Other relaxation devices with toroidal region of confinement have been developed which do not involve an inner hard core. These bear the generic name of spheromaks. In a spheromak, the toroidal field is produced entirely by the plasma current. This has for an advantage obviating the requirement for the toroidal field coils. Unfortunately, the spheromak does not have high shear and it has been theoretically predicted to have small maximal .beta.. There are data suggesting that interchange instability is observable in contemporary spheromak experiments (see, in particular, Wysocki, F. J., et al., Physical Review Letters, Vol. 21, p. 2457 (1988). In the spheromak, there is no reversal of the toroidal field.
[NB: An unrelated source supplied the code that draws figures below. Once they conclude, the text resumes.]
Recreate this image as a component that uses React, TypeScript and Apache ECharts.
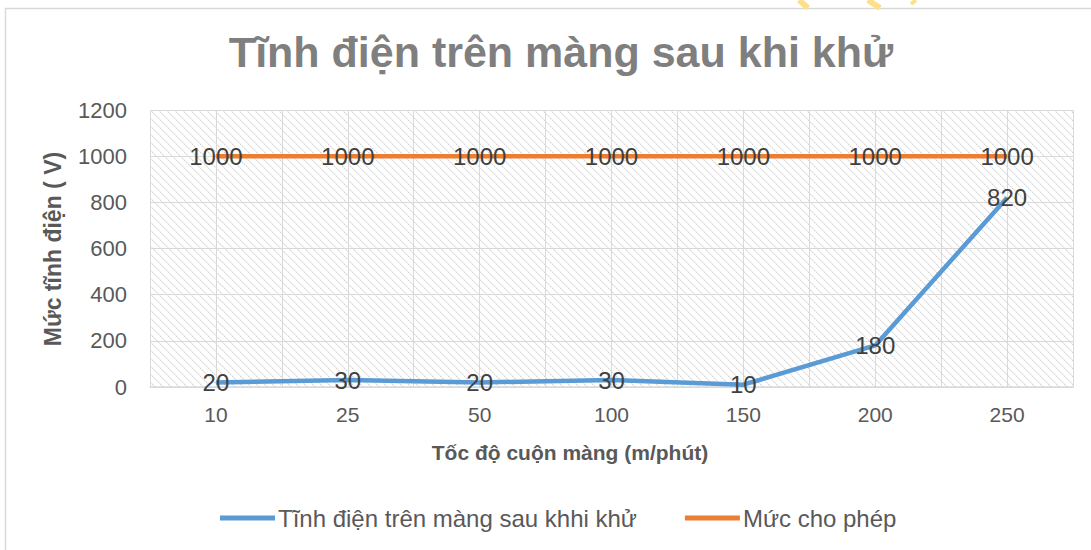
import React, { useEffect, useRef } from "react";
import * as echarts from "echarts";

const categories = ["10", "25", "50", "100", "150", "200", "250"];
const measured = [20, 30, 20, 30, 10, 180, 820];
const allowed = [1000, 1000, 1000, 1000, 1000, 1000, 1000];
const seriesNames = ["Tĩnh điện trên màng sau khhi khử", "Mức cho phép"];
const yTicks = { min: 0, max: 1200, interval: 200 };

const FONT = "'Liberation Sans', Arial, sans-serif";

function makePattern(): HTMLCanvasElement {
  const c = document.createElement("canvas");
  c.width = 8;
  c.height = 8;
  const ctx = c.getContext("2d")!;
  ctx.fillStyle = "#ffffff";
  ctx.fillRect(0, 0, 8, 8);
  for (let i = 0; i < 8; i++) {
    ctx.fillStyle = i % 2 === 0 ? "#d4d4d4" : "#ebebeb";
    ctx.fillRect(i, i, 1, 1);
    ctx.fillStyle = "#f3f3f3";
    ctx.fillRect((i + 1) % 8, i, 1, 1);
  }
  return c;
}

export default function App() {
  const ref = useRef<HTMLDivElement>(null);
  useEffect(() => {
    if (!ref.current) return;
    const chart = echarts.init(ref.current, null, { renderer: "svg" });
    const halfCats = categories.flatMap((c) => [c + "-a", c + "-b"]);
    chart.setOption({
      animation: false,
      backgroundColor: "#ffffff",
      title: {
        text: "Tĩnh điện trên màng sau khi khử",
        left: 556,
        textAlign: "center",
        top: 25,
        textStyle: { fontFamily: FONT, fontSize: 43, fontWeight: "bold", color: "#7f7f7f" },
      },
      graphic: [
        {
          type: "rect",
          shape: { x: 5.5, y: 8.5, width: 1200, height: 700 },
          style: { fill: "none", stroke: "#d9d9d9", lineWidth: 1.5 },
          silent: true,
        },
        {
          type: "line",
          shape: { x1: 799, y1: 0, x2: 808, y2: 8 },
          style: { stroke: "#FFE08A", lineWidth: 6 },
        },
        {
          type: "line",
          shape: { x1: 868, y1: 0, x2: 880, y2: 8 },
          style: { stroke: "#FFE08A", lineWidth: 6 },
        },
        {
          type: "line",
          shape: { x1: 916, y1: 0, x2: 911, y2: 4 },
          style: { stroke: "#FFE08A", lineWidth: 4 },
        },
        {
          type: "text",
          x: 570,
          y: 452,
          style: {
            text: "Tốc độ cuộn màng (m/phút)",
            fontFamily: FONT,
            fontSize: 21,
            fontWeight: "bold",
            fill: "#595959",
            textAlign: "center",
            textVerticalAlign: "middle",
          },
        },
        {
          type: "text",
          x: 53,
          y: 249,
          rotation: Math.PI / 2,
          style: {
            text: "Mức tĩnh điện ( V)",
            fontFamily: FONT,
            fontSize: 23,
            fontWeight: "bold",
            fill: "#595959",
            textAlign: "center",
            textVerticalAlign: "middle",
          },
        },
      ],
      legend: {
        bottom: 15,
        left: 215,
        itemWidth: 55,
        itemHeight: 5,
        itemGap: 48,
        icon: "rect",
        textStyle: { fontFamily: FONT, fontSize: 24, color: "#595959", padding: [0, 0, 0, -2] },
        data: seriesNames,
      },
      grid: {
        left: 150,
        top: 110,
        width: 923,
        height: 277,
        show: true,
        borderWidth: 0,
        backgroundColor: { image: makePattern(), repeat: "repeat" },
      },
      xAxis: [
        {
          type: "category",
          data: categories,
          boundaryGap: true,
          axisTick: { show: false },
          axisLine: { show: true, lineStyle: { color: "#d9d9d9", width: 1.5 } },
          axisLabel: { fontFamily: FONT, fontSize: 21, color: "#595959", margin: 17 },
          splitLine: { show: false },
        },
        {
          type: "category",
          data: halfCats,
          boundaryGap: true,
          position: "top",
          axisTick: { show: false },
          axisLine: { show: false },
          axisLabel: { show: false },
          splitLine: { show: true, lineStyle: { color: "#d9d9d9", width: 1 } },
        },
      ],
      yAxis: {
        type: "value",
        min: yTicks.min,
        max: yTicks.max,
        interval: yTicks.interval,
        axisLine: { show: false },
        axisTick: { show: false },
        axisLabel: {
          fontFamily: FONT,
          fontSize: 22,
          color: "#595959",
          margin: 23,
          formatter: (v: number) => String(v),
        },
        splitLine: { show: true, lineStyle: { color: "#d9d9d9", width: 1 } },
      },
      series: [
        {
          name: seriesNames[0],
          type: "line",
          data: measured,
          xAxisIndex: 0,
          symbol: "circle",
          symbolSize: 1,
          showSymbol: true,
          lineStyle: { color: "#5B9BD5", width: 4.5 },
          itemStyle: { color: "#5B9BD5" },
          label: {
            show: true,
            position: "inside",
            fontFamily: FONT,
            fontSize: 24,
            color: "#404040",
            formatter: (p: any) => String(p.value),
          },
          z: 3,
        },
        {
          name: seriesNames[1],
          type: "line",
          data: allowed,
          xAxisIndex: 0,
          symbol: "circle",
          symbolSize: 1,
          showSymbol: true,
          lineStyle: { color: "#ED7D31", width: 4.5 },
          itemStyle: { color: "#ED7D31" },
          label: {
            show: true,
            position: "inside",
            fontFamily: FONT,
            fontSize: 24,
            color: "#404040",
            formatter: (p: any) => String(p.value),
          },
          z: 3,
        },
      ],
    });
    return () => chart.dispose();
  }, []);
  return (
    <div
      ref={ref}
      style={{ position: "absolute", left: 0, top: 0, width: 1091, height: 550 }}
    />
  );
}
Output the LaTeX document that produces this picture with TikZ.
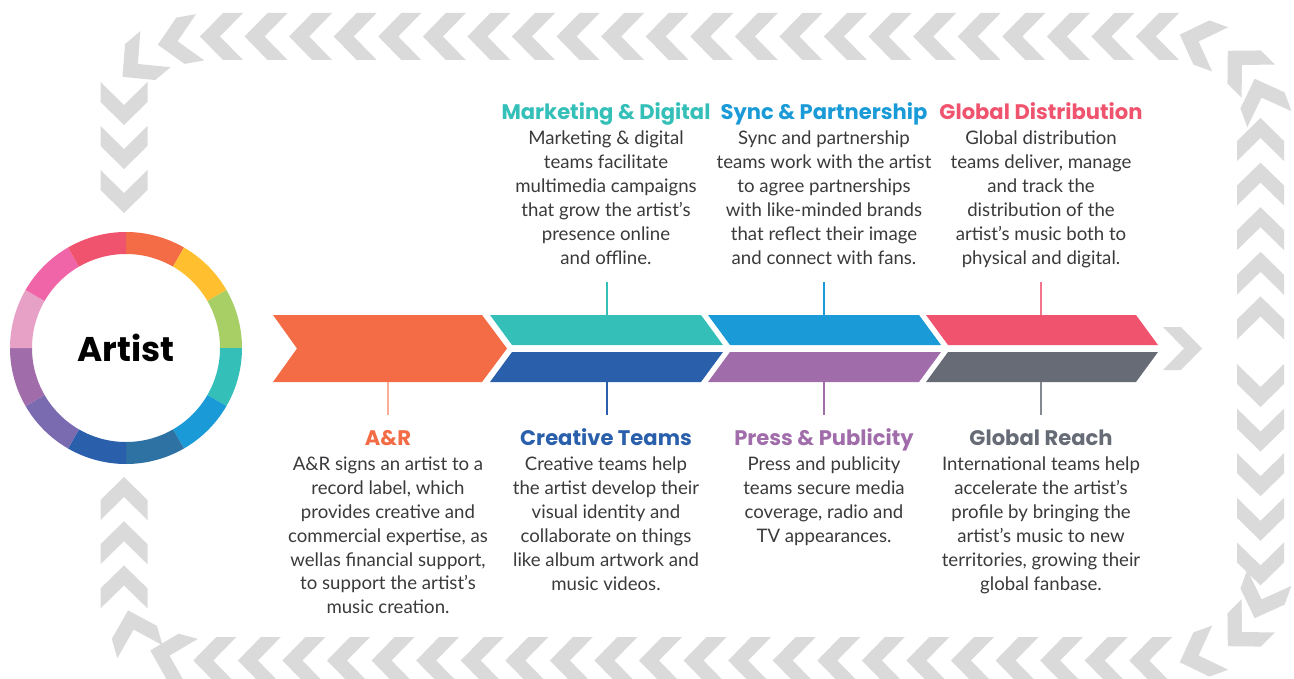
\documentclass[tikz,border=0pt]{standalone}
\usepackage{fontspec}
\setmainfont{Lato}
\newfontfamily\headfont{Poppins}
\usetikzlibrary{positioning}

\definecolor{chevgray}{HTML}{DADADA}
\definecolor{bodytext}{HTML}{3A3A3C}
\definecolor{arorange}{HTML}{F36C45}
\definecolor{mkteal}{HTML}{35BFB9}
\definecolor{crblue}{HTML}{2A5FAB}
\definecolor{syblue}{HTML}{1A9BD7}
\definecolor{prpurple}{HTML}{A06DAA}
\definecolor{gdred}{HTML}{F0536E}
\definecolor{grgray}{HTML}{666B76}
\definecolor{ringyellow}{HTML}{FFBF2E}
\definecolor{ringgreen}{HTML}{A8CF66}
\definecolor{ringsteel}{HTML}{2E72A3}
\definecolor{ringindigo}{HTML}{7A6BB0}
\definecolor{ringlpink}{HTML}{E8A1C6}
\definecolor{ringpink}{HTML}{F065A8}

% one grey chevron of the border: centre x, centre y, direction
\newcommand{\chev}[3]{\fill[chevgray, shift={({#1},{#2})}, rotate=#3]
  (21.5,0) -- (-1.5,23.5) -- (-21.5,23.5) -- (1.5,0) -- (-21.5,-23.5) -- (-1.5,-23.5) -- cycle;}

\begin{document}
\begin{tikzpicture}[x=0.02cm, y=-0.02cm,
    head/.style={font=\headfont\bfseries\fontsize{12}{14}\selectfont, inner sep=0pt, text height=0.75em, text depth=0.25em},
    body/.style={font=\fontsize{10.6}{13.6}\selectfont, text=bodytext, align=center, inner sep=0pt},
    tick/.style={line width=0.7pt}]
    \useasboundingbox (0,0) rectangle (1294,679);

    % Chevron border, top and bottom rows
    \foreach \k in {0,...,21} {
        \chev{221.5+44.57*\k}{36.5}{180}
        \chev{214.8+44.57*\k}{660.5}{180}
    }
    % right column
    \foreach \k in {0,...,4} {
        \chev{1260.5}{139.5+44.6*\k}{90}
        \chev{1260.5}{385.5+44.6*\k}{270}
    }
    % left column
    \foreach \k in {0,...,2} {
        \chev{124}{103.5+44*\k}{270}
        \chev{124}{498.5+44.2*\k}{90}
    }
    % corners
    \chev{1200}{42}{160}
    \chev{1243}{66}{135}
    \chev{1262}{99}{110}
    \chev{1262}{598}{250}
    \chev{1243}{631}{225}
    \chev{1200}{655}{200}
    \chev{179}{41}{190}
    \chev{139}{63}{220}
    \chev{134}{631}{106}
    \chev{171}{656}{165}

    % Ring round the artist
    \begin{scope}[shift={(126,348)}]
        \foreach \c [count=\i from 0] in {arorange,ringyellow,ringgreen,mkteal,syblue,ringsteel,crblue,ringindigo,prpurple,ringlpink,ringpink,gdred} {
            \pgfmathsetmacro{\a}{-90+30*\i}
            \fill[\c] (\a:116) arc[start angle=\a, end angle=\a+30, radius=116]
                -- ({\a+30}:94) arc[start angle=\a+30, end angle=\a, radius=94] -- cycle;
        }
    \end{scope}
    \node[font=\headfont\bfseries\fontsize{19.5}{22}\selectfont] (artist) at (126,348) {Artist};

    % Bands
    \fill[arorange] (273,315) -- (482,315) -- (507,348.5) -- (482,382) -- (273,382) -- (297,348.5) -- cycle;
    \fill[mkteal] (490,315) -- (701,315) -- (723,345) -- (512,345) -- cycle;
    \fill[crblue] (512,352) -- (723,352) -- (701,382) -- (490,382) -- cycle;
    \fill[syblue] (708,315) -- (919,315) -- (941,345) -- (730,345) -- cycle;
    \fill[prpurple] (730,352) -- (941,352) -- (919,382) -- (708,382) -- cycle;
    \fill[gdred] (926,315) -- (1136,315) -- (1158,345) -- (948,345) -- cycle;
    \fill[grgray] (948,352) -- (1158,352) -- (1136,382) -- (926,382) -- cycle;
    \fill[chevgray] (1163,327) -- (1181,327) -- (1202,348.5) -- (1181,370) -- (1163,370) -- (1184,348.5) -- cycle;

    % Ticks from bands to texts
    \coordinate (arBand) at (388,382);  \coordinate (arEnd) at (388,415);
    \coordinate (mkBand) at (607,315);  \coordinate (mkEnd) at (607,282);
    \coordinate (crBand) at (607,382);  \coordinate (crEnd) at (607,415);
    \coordinate (syBand) at (824,315);  \coordinate (syEnd) at (824,282);
    \coordinate (prBand) at (824,382);  \coordinate (prEnd) at (824,415);
    \coordinate (gdBand) at (1041,315); \coordinate (gdEnd) at (1041,282);
    \coordinate (grBand) at (1041,382); \coordinate (grEnd) at (1041,415);
    \draw[tick, arorange!55] (arBand) -- (arEnd);
    \draw[tick, mkteal] (mkBand) -- (mkEnd);
    \draw[tick, crblue] (crBand) -- (crEnd);
    \draw[tick, syblue] (syBand) -- (syEnd);
    \draw[tick, prpurple] (prBand) -- (prEnd);
    \draw[tick, gdred!80] (gdBand) -- (gdEnd);
    \draw[tick, grgray!80] (grBand) -- (grEnd);

    % Texts above the bands
    \node[head, text=mkteal] (mkh) at (606,115) {Marketing \& Digital};
    \node[body, below=3.6pt of mkh] (mkb) {Marketing \& digital\\teams facilitate\\multimedia campaigns\\that grow the artist’s\\presence online\\and offline.};
    \node[head, text=syblue] (syh) at (824,115) {Sync \& Partnership};
    \node[body, below=3.6pt of syh] (syb) {Sync and partnership\\teams work with the artist\\to agree partnerships\\with like-minded brands\\that reflect their image\\and connect with fans.};
    \node[head, text=gdred] (gdh) at (1041,115) {Global Distribution};
    \node[body, below=3.6pt of gdh] (gdb) {Global distribution\\teams deliver, manage\\and track the\\distribution of the\\artist’s music both to\\physical and digital.};

    % Texts below the bands
    \node[head, text=arorange] (arh) at (388,441) {A\&R};
    \node[body, below=3.6pt of arh] (arb) {A\&R signs an artist to a\\record label, which\\provides creative and\\commercial expertise, as\\wellas financial support,\\to support the artist’s\\music creation.};
    \node[head, text=crblue] (crh) at (606,441) {Creative Teams};
    \node[body, below=3.6pt of crh] (crb) {Creative teams help\\the artist develop their\\visual identity and\\collaborate on things\\like album artwork and\\music videos.};
    \node[head, text=prpurple] (prh) at (824,441) {Press \& Publicity};
    \node[body, below=3.6pt of prh] (prb) {Press and publicity\\teams secure media\\coverage, radio and\\TV appearances.};
    \node[head, text=grgray] (grh) at (1041,441) {Global Reach};
    \node[body, below=3.6pt of grh] (grb) {International teams help\\accelerate the artist’s\\profile by bringing the\\artist’s music to new\\territories, growing their\\global fanbase.};
\end{tikzpicture}
\end{document}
The spheromak has a low shear because q varies between 0.8 and 0.7 in the classical spheromak, or between 0.8 and 0 in the spheromak with a hole. Some spheromaks have plasma on open field lines, yielding some kind of divertor, but no spheromak has a unique poloidal divertor situated in the innermost part of the toroidal region. The lack of reversal and the low shear, as well as the absence of an inner divertor, are linked to the fact that the lower energy Taylor states do not satisfy these properties and that there is no additional constraint to withhold decay to these Taylor states.